Number of shares, share capital and dilution

Through the exercise of the warrants of series TO1, the number of shares in Wyld Networks increases by 2,243,999 shares, from 8,267,308 shares to a total of 10,511,307 shares. The share capital will increase by SEK 187,239.96, from SEK 689,826.69 to SEK 877,066.65.

For existing shareholders who did not exercise any warrants of series TO1, the dilution amounts to approximately 21.35 percent of the number of shares and votes in the Company.

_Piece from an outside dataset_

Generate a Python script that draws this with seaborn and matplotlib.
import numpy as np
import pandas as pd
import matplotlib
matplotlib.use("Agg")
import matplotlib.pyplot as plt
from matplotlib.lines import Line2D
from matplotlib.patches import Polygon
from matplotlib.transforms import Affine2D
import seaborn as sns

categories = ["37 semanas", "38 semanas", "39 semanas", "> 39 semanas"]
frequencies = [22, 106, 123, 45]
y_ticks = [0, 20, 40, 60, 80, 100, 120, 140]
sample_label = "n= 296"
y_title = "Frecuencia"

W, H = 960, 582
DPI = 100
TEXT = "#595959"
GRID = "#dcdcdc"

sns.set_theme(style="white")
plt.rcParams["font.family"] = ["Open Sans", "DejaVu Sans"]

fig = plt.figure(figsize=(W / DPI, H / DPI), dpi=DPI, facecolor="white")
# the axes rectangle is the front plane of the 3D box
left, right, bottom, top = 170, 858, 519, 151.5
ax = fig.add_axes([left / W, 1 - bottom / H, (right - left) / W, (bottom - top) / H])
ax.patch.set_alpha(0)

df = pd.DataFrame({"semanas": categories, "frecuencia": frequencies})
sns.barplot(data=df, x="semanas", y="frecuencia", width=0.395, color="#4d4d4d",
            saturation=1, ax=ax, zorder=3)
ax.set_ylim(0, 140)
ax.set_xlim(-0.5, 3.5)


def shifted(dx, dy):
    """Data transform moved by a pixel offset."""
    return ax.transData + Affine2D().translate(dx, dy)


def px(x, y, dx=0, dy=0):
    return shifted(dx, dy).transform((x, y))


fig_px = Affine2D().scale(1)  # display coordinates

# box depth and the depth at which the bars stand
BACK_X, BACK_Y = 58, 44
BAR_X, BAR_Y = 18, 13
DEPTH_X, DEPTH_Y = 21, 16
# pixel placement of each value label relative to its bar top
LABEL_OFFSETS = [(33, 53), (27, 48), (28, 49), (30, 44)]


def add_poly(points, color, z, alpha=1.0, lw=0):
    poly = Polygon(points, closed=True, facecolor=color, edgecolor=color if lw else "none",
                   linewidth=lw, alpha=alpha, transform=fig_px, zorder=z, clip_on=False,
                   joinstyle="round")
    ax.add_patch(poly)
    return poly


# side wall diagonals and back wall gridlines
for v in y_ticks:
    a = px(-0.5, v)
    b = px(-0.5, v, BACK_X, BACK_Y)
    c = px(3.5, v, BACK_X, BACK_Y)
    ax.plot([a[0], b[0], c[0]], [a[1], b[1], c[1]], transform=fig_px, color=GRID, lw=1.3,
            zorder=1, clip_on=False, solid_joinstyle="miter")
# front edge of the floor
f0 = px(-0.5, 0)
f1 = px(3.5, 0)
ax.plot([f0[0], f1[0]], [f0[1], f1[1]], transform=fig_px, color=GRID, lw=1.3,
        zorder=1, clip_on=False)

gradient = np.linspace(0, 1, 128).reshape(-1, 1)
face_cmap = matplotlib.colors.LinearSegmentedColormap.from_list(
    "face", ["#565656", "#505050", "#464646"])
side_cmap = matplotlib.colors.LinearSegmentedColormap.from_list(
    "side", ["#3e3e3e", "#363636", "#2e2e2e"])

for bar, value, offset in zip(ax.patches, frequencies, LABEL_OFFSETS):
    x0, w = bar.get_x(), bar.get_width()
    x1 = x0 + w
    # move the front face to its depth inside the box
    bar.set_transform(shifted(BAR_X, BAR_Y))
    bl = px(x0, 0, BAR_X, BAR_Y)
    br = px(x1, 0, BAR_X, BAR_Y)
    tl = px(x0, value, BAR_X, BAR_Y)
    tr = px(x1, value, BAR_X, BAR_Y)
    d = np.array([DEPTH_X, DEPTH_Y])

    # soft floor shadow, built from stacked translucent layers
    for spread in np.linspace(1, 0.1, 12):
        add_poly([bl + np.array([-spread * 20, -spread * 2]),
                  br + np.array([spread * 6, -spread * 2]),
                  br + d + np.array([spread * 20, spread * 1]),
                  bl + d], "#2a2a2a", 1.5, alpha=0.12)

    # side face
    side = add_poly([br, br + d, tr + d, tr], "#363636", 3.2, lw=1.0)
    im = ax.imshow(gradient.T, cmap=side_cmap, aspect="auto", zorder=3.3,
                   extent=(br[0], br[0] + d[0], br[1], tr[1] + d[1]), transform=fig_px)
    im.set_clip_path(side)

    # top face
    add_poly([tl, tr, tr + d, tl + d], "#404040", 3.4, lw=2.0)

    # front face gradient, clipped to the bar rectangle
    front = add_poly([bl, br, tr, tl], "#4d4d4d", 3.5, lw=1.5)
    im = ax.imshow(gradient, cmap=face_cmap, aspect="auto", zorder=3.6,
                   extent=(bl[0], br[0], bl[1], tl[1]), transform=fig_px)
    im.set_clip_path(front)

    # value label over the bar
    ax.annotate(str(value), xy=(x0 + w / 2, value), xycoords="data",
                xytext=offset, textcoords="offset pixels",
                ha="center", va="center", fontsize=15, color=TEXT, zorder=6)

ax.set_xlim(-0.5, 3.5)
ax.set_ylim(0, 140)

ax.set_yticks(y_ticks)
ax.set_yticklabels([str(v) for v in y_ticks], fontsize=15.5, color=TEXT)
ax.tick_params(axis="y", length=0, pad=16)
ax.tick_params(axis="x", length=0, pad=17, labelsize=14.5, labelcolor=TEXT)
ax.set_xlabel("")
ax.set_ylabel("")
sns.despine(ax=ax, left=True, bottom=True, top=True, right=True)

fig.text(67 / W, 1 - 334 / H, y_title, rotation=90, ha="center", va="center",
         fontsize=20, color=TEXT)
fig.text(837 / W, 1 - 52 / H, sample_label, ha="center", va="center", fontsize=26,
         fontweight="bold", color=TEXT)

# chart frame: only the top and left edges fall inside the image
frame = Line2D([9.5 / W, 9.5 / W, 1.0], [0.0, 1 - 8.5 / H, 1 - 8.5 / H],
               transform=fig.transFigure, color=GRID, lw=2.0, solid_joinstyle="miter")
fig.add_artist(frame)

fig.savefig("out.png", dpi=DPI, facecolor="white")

Comment from Alastair Williamson, CEO

“We are delighted that so many has chosen to exercise their warrants and subscribe for new shares in Wyld. This provides us with significant funding that boosts the ongoing work for full commercialisation of Wyld’s satellite IoT offering. The interest in Wyld from a range of stakeholders, including investors, continues to increase and we look forward to delivering on the significant business opportunities that lies ahead of us to create value for existing and new shareholders.”

Adviser

Mangold Fondkommission is the financial adviser for Wyld Networks regarding the warrants.

For questions regarding the warrants, please contact:

Mangold Fondkommission AB
emissioner@mangold.se
+46 8 5030 1595

For further information about Wyld Networks, please contact:

Alastair Williamson, CEO Wyld Networks
alastair.williamson@wyldnetworks.com
+44 7 824 997 689

This information is such that Wyld Networks AB is required to make public in accordance with the EU's Market Abuse Regulation (MAR). The information was made public by the Company's contact person above on April 6, 2022, at 09:15 CEST.

About Wyld Networks

Wyld Networks develop and sells innovative wireless technology solutions that enables affordable connectivity anywhere in the World, addressing the problems for businesses and people regarding the lack of global mobile network coverage. The solutions are mainly targeted to wireless connectivity for the Internet of Things (IoT) and people.

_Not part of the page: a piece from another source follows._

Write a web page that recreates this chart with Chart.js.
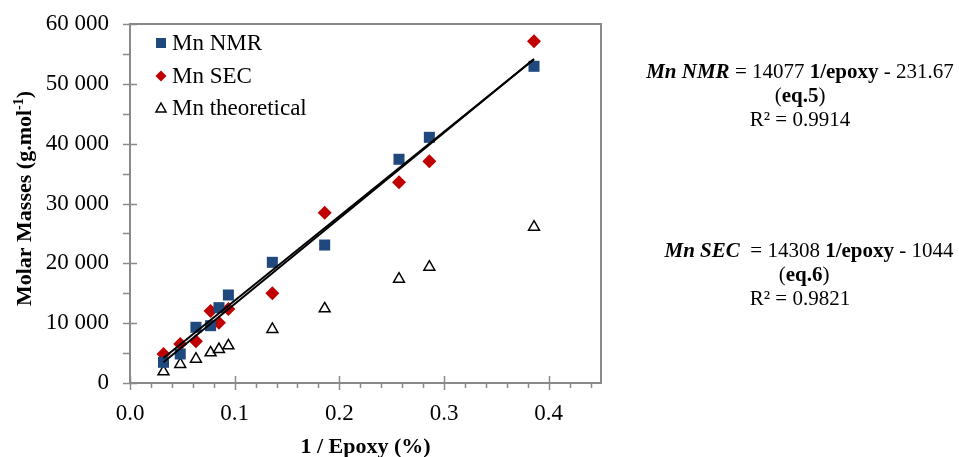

Wyld Networks Ltd was formed in Cambridge, UK in 2016 and is a wholly owned subsidiary of Wyld Networks AB.

Certified Adviser: Mangold Fondkommission AB, 08-503 015 50, ca@mangold.se.

Important information

The release, announcement or distribution of this press release may, in certain jurisdictions, be subject to restrictions. The recipients of this press release in jurisdictions where this press release has been published or distributed shall inform themselves of and follow such restrictions. The recipient of this press release is responsible for using this press release, and the information contained herein, in accordance with applicable rules in each jurisdiction. This press release does not constitute an offer, or a solicitation of any offer, to buy or subscribe for any securities in Wyld Networks in any jurisdiction, neither from Wyld Networks nor anyone else.

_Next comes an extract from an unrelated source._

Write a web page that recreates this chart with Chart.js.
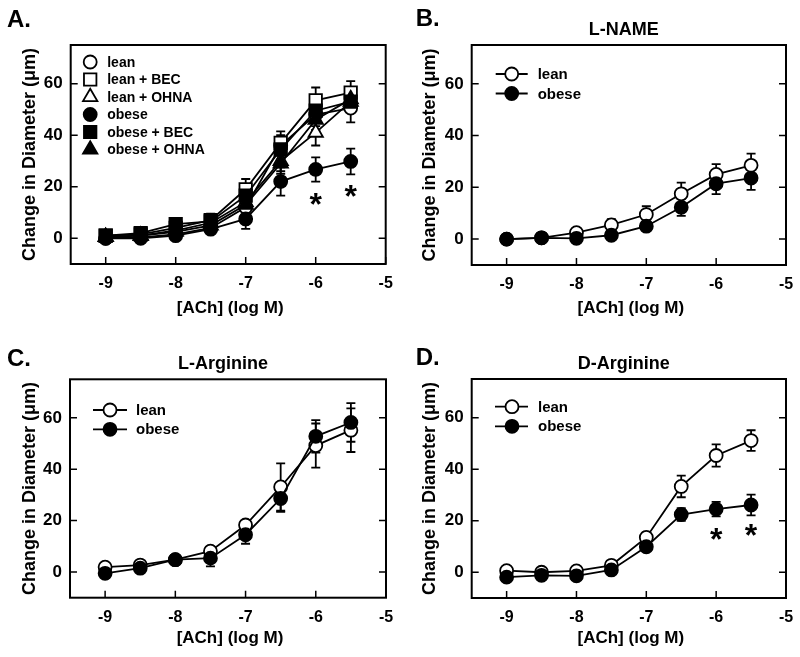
<!DOCTYPE html>
<html>
<head>
<meta charset="utf-8">
<script src="https://cdn.jsdelivr.net/npm/chart.js@4/dist/chart.umd.min.js"></script>
<style>
  html, body { margin: 0; padding: 0; background: #fff; }
  #wrap { position: relative; width: 800px; height: 657px; }
  canvas { position: absolute; }
</style>
</head>
<body>
<div id="wrap">
  <canvas id="cA" width="400" height="330" style="left:0;top:0"></canvas>
  <canvas id="cB" width="400" height="330" style="left:400px;top:0"></canvas>
  <canvas id="cC" width="400" height="327" style="left:0;top:330px"></canvas>
  <canvas id="cD" width="400" height="327" style="left:400px;top:330px"></canvas>
</div>
<script>
// ACh concentrations (log M) and axis ticks
const doses = [-9, -8.5, -8, -7.5, -7, -6.5, -6, -5.5];
const xTicks = [-9, -8, -7, -6, -5];
const yTicks = [0, 20, 40, 60];

// Panel A
const aLean = [0, 0.3, 1.5, 4, 12, 36, 48, 50.5];
const aLeanErr = [1, 1, 1, 1.5, 3, 4, 4.5, 5.5];
const aLeanBec = [1, 1.5, 4, 7, 19, 37, 53.5, 56.5];
const aLeanBecErr = [1, 1, 1.5, 2.5, 4, 4.5, 5, 4.5];
const aLeanOhna = [0.5, 1, 3, 6, 14, 30, 41, 53];
const aLeanOhnaErr = [1, 1, 1, 2, 3, 4, 5, 4];
const aObese = [0, 0, 1, 3.5, 7.5, 22, 26.7, 29.8];
const aObeseErr = [1, 1, 1, 1, 3.9, 5.5, 4.7, 5];
const aObeseBec = [1, 2, 5.5, 6.5, 16.5, 34.5, 49.5, 53];
const aObeseBecErr = [1, 1, 1, 2, 3, 4, 4, 4];
const aObeseOhna = [0.5, 1, 2.5, 5, 13, 29, 46, 54];
const aObeseOhnaErr = [1, 1, 1, 1.5, 3, 4, 4, 4];
const aStarX = [-6, -5.5];
const aStarY = [15.2, 18.4];

// Panel B (L-NAME)
const bLean = [0, 0.5, 2.5, 5.5, 9.5, 17.5, 25, 28.5];
const bLeanErr = [0.5, 0.8, 1.2, 2.2, 3.2, 4.3, 4, 4.5];
const bObese = [0, 0.5, 0.3, 1.5, 5, 12.3, 21.4, 23.6];
const bObeseErr = [0.5, 0.8, 0.8, 1, 1.8, 3.3, 4, 4.6];

// Panel C (L-Arginine)
const cLean = [1.9, 2.7, 4.8, 8.1, 18.3, 33.1, 49.2, 55.2];
const cLeanErr = [0.8, 0.8, 1, 1.8, 1.5, 9.2, 8.6, 8.5];
const cObese = [-0.5, 1.5, 4.8, 5.4, 14.5, 28.6, 52.8, 58.2];
const cObeseErr = [0.8, 1, 1, 3.2, 3.5, 5.2, 6.3, 7.5];

// Panel D (D-Arginine)
const dLean = [0.6, 0, 0.5, 2.7, 13.5, 33.3, 45.3, 51.1];
const dLeanErr = [0.6, 0.6, 0.6, 1, 2, 4.2, 4.3, 4];
const dObese = [-1.9, -1.2, -1.4, 0.9, 9.9, 22.4, 24.5, 26.1];
const dObeseErr = [0.8, 0.8, 0.8, 1, 1.5, 2.5, 2.8, 4];
const dStarX = [-6, -5.5];
const dStarY = [14.8, 16.4];

const FONT = '"Liberation Sans", Arial, Helvetica, sans-serif';
Chart.defaults.font.family = FONT;
Chart.defaults.color = '#000';

const markerSize = { circle: 6.5, rect: 8.8, triangle: 8.3 };

function drawMarker(ctx, shape, filled, x, y) {
  const r = markerSize[shape];
  ctx.beginPath();
  if (shape === 'circle') {
    ctx.arc(x, y, r, 0, Math.PI * 2);
  } else if (shape === 'rect') {
    const s = r * Math.SQRT1_2;
    ctx.rect(x - s, y - s, 2 * s, 2 * s);
  } else {
    let a = 0;
    ctx.moveTo(x + Math.sin(a) * r, y - Math.cos(a) * r);
    a += 2 * Math.PI / 3;
    ctx.lineTo(x + Math.sin(a) * r, y - Math.cos(a) * r);
    a += 2 * Math.PI / 3;
    ctx.lineTo(x + Math.sin(a) * r, y - Math.cos(a) * r);
    ctx.closePath();
  }
  ctx.fillStyle = filled ? '#000' : '#fff';
  ctx.fill();
  ctx.lineWidth = 1.8;
  ctx.strokeStyle = '#000';
  ctx.stroke();
}

const panelPlugin = {
  id: 'panel',
  beforeDatasetsDraw(chart) {
    // error bars first, so markers sit on top
    const ctx = chart.ctx, ys = chart.scales.y;
    ctx.save();
    ctx.strokeStyle = '#000';
    ctx.lineWidth = 1.8;
    chart.data.datasets.forEach((ds, i) => {
      const meta = chart.getDatasetMeta(i);
      meta.data.forEach((pt, j) => {
        const v = ds.data[j].y, e = ds.errors[j];
        const t = ys.getPixelForValue(v + e), b = ys.getPixelForValue(v - e);
        ctx.beginPath();
        ctx.moveTo(pt.x, t); ctx.lineTo(pt.x, b);
        ctx.moveTo(pt.x - 4.5, t); ctx.lineTo(pt.x + 4.5, t);
        ctx.moveTo(pt.x - 4.5, b); ctx.lineTo(pt.x + 4.5, b);
        ctx.stroke();
      });
    });
    ctx.restore();
  },
  afterDraw(chart, args, o) {
    const ctx = chart.ctx, a = chart.chartArea;
    const xs = chart.scales.x, ys = chart.scales.y;
    ctx.save();
    // frame
    ctx.strokeStyle = '#000';
    ctx.lineWidth = 2;
    ctx.strokeRect(a.left, a.top, a.right - a.left, a.bottom - a.top);
    // inward tick marks
    ctx.lineWidth = 1.5;
    ctx.beginPath();
    xTicks.forEach(v => {
      const px = xs.getPixelForValue(v);
      ctx.moveTo(px, a.bottom); ctx.lineTo(px, a.bottom - 7);
    });
    yTicks.forEach(v => {
      const py = ys.getPixelForValue(v);
      ctx.moveTo(a.left, py); ctx.lineTo(a.left + 7, py);
      ctx.moveTo(a.right, py); ctx.lineTo(a.right - 7, py);
    });
    ctx.stroke();

    // panel letter and title
    ctx.fillStyle = '#000';
    ctx.textBaseline = 'alphabetic';
    ctx.textAlign = 'left';
    ctx.font = 'bold 24px ' + FONT;
    ctx.fillText(o.letter, o.letterX, o.letterY);
    if (o.title) {
      ctx.textAlign = 'center';
      ctx.font = 'bold 18px ' + FONT;
      ctx.fillText(o.title, (a.left + a.right) / 2 - 5, a.top - 10);
    }

    // axis titles
    ctx.textAlign = 'center';
    ctx.textBaseline = 'middle';
    ctx.font = 'bold 17px ' + FONT;
    ctx.fillText('[ACh] (log M)', (a.left + a.right) / 2 + 2, 308);
    ctx.save();
    ctx.translate(30, (a.top + a.bottom) / 2);
    ctx.rotate(-Math.PI / 2);
    ctx.font = 'bold 18px ' + FONT;
    ctx.fillText('Change in Diameter (\u03bcm)', 0, 0);
    ctx.restore();

    // legend
    const lg = o.legend;
    chart.data.datasets.forEach((ds, i) => {
      const y = a.top + lg.top + i * lg.dy;
      if (lg.line) {
        ctx.beginPath();
        ctx.lineWidth = 1.8;
        ctx.strokeStyle = '#000';
        ctx.moveTo(a.left + lg.line[0], y);
        ctx.lineTo(a.left + lg.line[1], y);
        ctx.stroke();
      }
      drawMarker(ctx, ds.shape, ds.filled, a.left + lg.marker, y);
      ctx.fillStyle = '#000';
      ctx.textAlign = 'left';
      ctx.textBaseline = 'middle';
      ctx.font = 'bold ' + lg.size + 'px ' + FONT;
      ctx.fillText(ds.label, a.left + lg.text, y + 1);
    });

    // significance asterisks
    if (o.starX) {
      ctx.font = 'bold 32px ' + FONT;
      ctx.textAlign = 'center';
      ctx.textBaseline = 'alphabetic';
      const m = ctx.measureText('*');
      const off = (m.actualBoundingBoxAscent - m.actualBoundingBoxDescent) / 2;
      o.starX.forEach((v, k) => {
        ctx.fillText('*', xs.getPixelForValue(v), ys.getPixelForValue(o.starY[k]) + off);
      });
    }
    ctx.restore();
  }
};

function series(label, values, errors, shape, filled, order) {
  return {
    label, shape, filled, errors, order,
    data: values.map((v, i) => ({ x: doses[i], y: v })),
    borderColor: '#000',
    borderWidth: 1.8,
    tension: 0,
    pointStyle: shape,
    pointRadius: markerSize[shape],
    pointHoverRadius: markerSize[shape],
    pointBorderWidth: 1.8,
    pointBorderColor: '#000',
    pointBackgroundColor: filled ? '#000' : '#fff'
  };
}

function makePanel(id, area, datasets, extra) {
  const cv = document.getElementById(id);
  const W = cv.width, H = cv.height;
  return new Chart(cv, {
    type: 'line',
    data: { datasets },
    options: {
      responsive: false,
      devicePixelRatio: 1,
      animation: false,
      layout: { padding: { left: 0, bottom: 0, top: area.top, right: W - area.right } },
      scales: {
        x: {
          type: 'linear', min: -9.5, max: -5,
          afterBuildTicks: s => { s.ticks = xTicks.map(v => ({ value: v })); },
          afterFit: s => { s.height = H - area.bottom; s.paddingLeft = 0; s.paddingRight = 0; },
          grid: { display: false, drawTicks: false },
          border: { display: false },
          ticks: { padding: 10, font: { size: 16, weight: 'bold' }, color: '#000', maxRotation: 0 }
        },
        y: {
          type: 'linear', min: -10, max: 75,
          afterBuildTicks: s => { s.ticks = yTicks.map(v => ({ value: v })); },
          afterFit: s => { s.width = area.left; s.paddingTop = 0; s.paddingBottom = 0; },
          grid: { display: false, drawTicks: false },
          border: { display: false },
          ticks: { padding: 8, font: { size: 17, weight: 'bold' }, color: '#000' }
        }
      },
      plugins: {
        legend: { display: false },
        tooltip: { enabled: false },
        panel: extra
      }
    },
    plugins: [panelPlugin]
  });
}

makePanel('cA', { left: 70.7, right: 385.7, top: 45, bottom: 264 }, [
  series('lean', aLean, aLeanErr, 'circle', false, 5),
  series('lean + BEC', aLeanBec, aLeanBecErr, 'rect', false, 4),
  series('lean + OHNA', aLeanOhna, aLeanOhnaErr, 'triangle', false, 3),
  series('obese', aObese, aObeseErr, 'circle', true, 2),
  series('obese + BEC', aObeseBec, aObeseBecErr, 'rect', true, 1),
  series('obese + OHNA', aObeseOhna, aObeseOhnaErr, 'triangle', true, 0)
], { letter: 'A.', letterX: 7, letterY: 27,
     legend: { top: 17, dy: 17.5, marker: 19.5, text: 36.5, size: 14 },
     starX: aStarX, starY: aStarY });

makePanel('cB', { left: 71.7, right: 386, top: 45, bottom: 265 }, [
  series('lean', bLean, bLeanErr, 'circle', false, 1),
  series('obese', bObese, bObeseErr, 'circle', true, 0)
], { letter: 'B.', letterX: 15.7, letterY: 26, title: 'L-NAME',
     legend: { top: 29, dy: 19.5, line: [24, 56], marker: 40, text: 66, size: 15 } });

makePanel('cC', { left: 70, right: 386, top: 49.3, bottom: 267.7 }, [
  series('lean', cLean, cLeanErr, 'circle', false, 1),
  series('obese', cObese, cObeseErr, 'circle', true, 0)
], { letter: 'C.', letterX: 7, letterY: 36, title: 'L-Arginine',
     legend: { top: 30.7, dy: 19.3, line: [23, 57], marker: 40, text: 66, size: 15 } });

makePanel('cD', { left: 71.7, right: 386, top: 49, bottom: 268 }, [
  series('lean', dLean, dLeanErr, 'circle', false, 1),
  series('obese', dObese, dObeseErr, 'circle', true, 0)
], { letter: 'D.', letterX: 15.7, letterY: 35, title: 'D-Arginine',
     legend: { top: 27.7, dy: 19.6, line: [23.3, 56.3], marker: 40.3, text: 66.3, size: 15 },
     starX: dStarX, starY: dStarY });
</script>
</body>
</html>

This press release does not constitute or form part of an offer or solicitation to purchase or subscribe for securities in the United States. The securities referred to herein may not be sold in the United States absent registration or an exemption from registration under the US Securities Act of 1933, as amended (the “Securities Act”), and may not be offered or sold within the United States absent registration or an applicable exemption from, or in a transaction not subject to, the registration requirements of the Securities Act. There is no intention to register any securities referred to herein in the United States or to make a public offering of the securities in the United States. The information in this press release may not be announced, published, copied, reproduced or distributed, directly or indirectly, in whole or in part, within or into Australia, Hong Kong, Japan, Canada, New Zealand, Switzerland, Singapore, South Africa, the United States or in any other jurisdiction where such announcement, publication or distribution of the information would not comply with applicable laws and regulations or where such actions are subject to legal restrictions or would require additional registration or other measures than what is required under Swedish law. Actions taken in violation of this instruction may constitute a crime against applicable securities laws and regulations.